For the first time in over two years, e-commerce giant Amazon.com ( AMZN -0.00% ) reported lower quarterly earnings. Its third-quarter bottom line of $4.23 per share was not only shy of the year-ago figure of $5.75, it also missed the $4.59 analysts had been expecting. Underscoring the disappointment was a slowing growth pace for the company's cloud computing division, which also missed analysts' revenue outlook.
Amazon didn't exactly paint a rosy picture for the quarter now underway, either. The sales outlook is between $80 billion and $86.5 billion, up from the year-earlier figure of $72.4 billion, but not quite the $87.4 billion the pros were modeling.
It's not difficult to figure out where the added costs are coming from. Although it's driving considerable sales growth, Prime's one-day shipping is costing the company a small fortune, with no end in sight. But that is only one of three details from the quarterly report worth noting.
1. "Free" one-day shipping isn't free for the shipper
It's not easy to pinpoint the precise additional cost of the one-day shipping promise Amazon was willing to extend to Prime members earlier in the year. In some cases, goods were already taking only one day to deliver. And at the same time, the option arguably drove additional revenue that wouldn't have been possible.
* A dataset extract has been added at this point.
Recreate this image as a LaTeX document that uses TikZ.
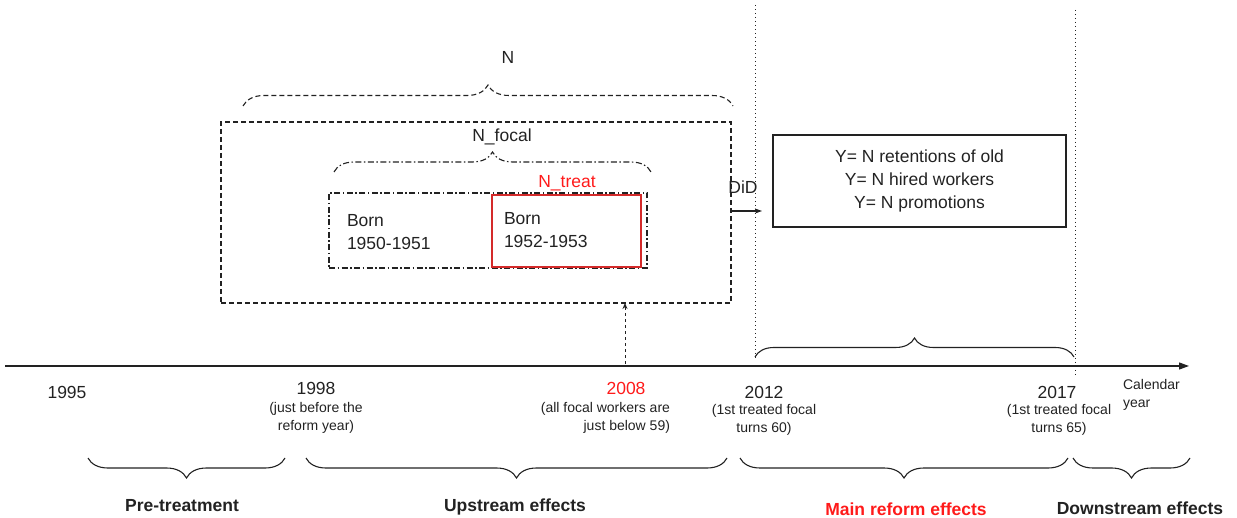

To the extent shipping expenses are clearly identified on the company's quarterly accounting statements, though, they were up more than sales. Total worldwide shipping costs of $9.6 billion were up 46% from the year-ago number of $6.6 billion, while the top line of just a little less than $7 billion was higher to the tune of 24%.
In the same vein, fulfillment costs of $10.2 billion grew 23% on a year-over-year basis. That's not faster than revenue grew, but it does negate the upside of growing scale; relative costs should decline as an operation gets bigger. Meanwhile, marketing costs grew by 44% to $4.7 billion.
2. Margins on merchandise are shrinking
For years, Amazon had been criticized for making next to nothing on sales of goods via Amazon.com. The organization would argue back that there was a method to the madness: Develop a huge following first, and then better monetize it for greater profitability.
It appeared the company turned that corner in a big way in early 2018. In that year's first quarter, $1.15 billion worth of North America's retail sales was converted into operating income, translating into margins of 3.7% (a lot for Amazon, at the time). In the first quarter of this year, international e-commerce almost swung to a profit, only losing $90 million on $16.2 billion worth of revenue.
Now, however, profits on conventional e-commerce sales appear to be moving in the wrong direction again. Last quarter's revenue of $42.6 billion in North America only created operating income of $1.3 billion, down from Q3 2018's $2 billion in operating earnings on $34.3 billion worth of sales. Its international revenue is still in the red, too, by virtue of last quarter's loss of $386 million, and didn't make any progress last quarter, either.
Again, the scale-up doesn't appear to be providing the fiscal upside one would normally expect.
3. Amazon Web Services is hitting a fiscal headwind
Finally, Amazon Web Services (AWS) has not only been the company's big growth engine, it's been its breadwinner. It still is, too, adding $2.26 billion worth of operating income to the bottom line. That's 9% better than the year-earlier comparison of $2.07 billion. The unit's net revenue of $9 billion was up a hefty 23% year over year.
Doing just a little math with those numbers, however, reveals that operating margins for AWS are also starting to shrink -- from 31% a year ago to 25% now. It may be a sign that the cloud computing war the company is waging against rivals like Microsoft ( MSFT 0.01% ) and Alphabet's ( GOOG 0.46% ) ( GOOGL 0.62% ) Google is starting to take a fiscal toll.
In the same vein, the company's supplemental information to its quarterly results added some eye-opening detail regarding the purchase and depreciation of all the hardware needed to power its cloud computing: For the first time in years, "free cash flow less principal repayment of finance leases and financing obligations" fell on a sequential basis. Simultaneously, deprecation of equipment and content jumped from $3.8 billion for the same quarter a year earlier to $5.5 billion last quarter, while purchases of property and equipment using finance leases grew 30% year over year to a record $11.8 billion. They'll still need to be accounted for in the future, though, setting the stage for sizable noncash expenses down the road.
Don't be overwhelmed by the accounting jargon. In simplest terms, it could be a sign that all the money spent on buying servers and data centers to support AWS is no longer providing the kind of return on investment that it used to -- an idea that jibes with last quarter's narrowing margins for AWS. This may be the proverbial tipping point.
One quarter doesn't make a trend, but another similar quarter should call into question the true value of Amazon's heavy spending on ensuring it's the leader in the cloud computing market.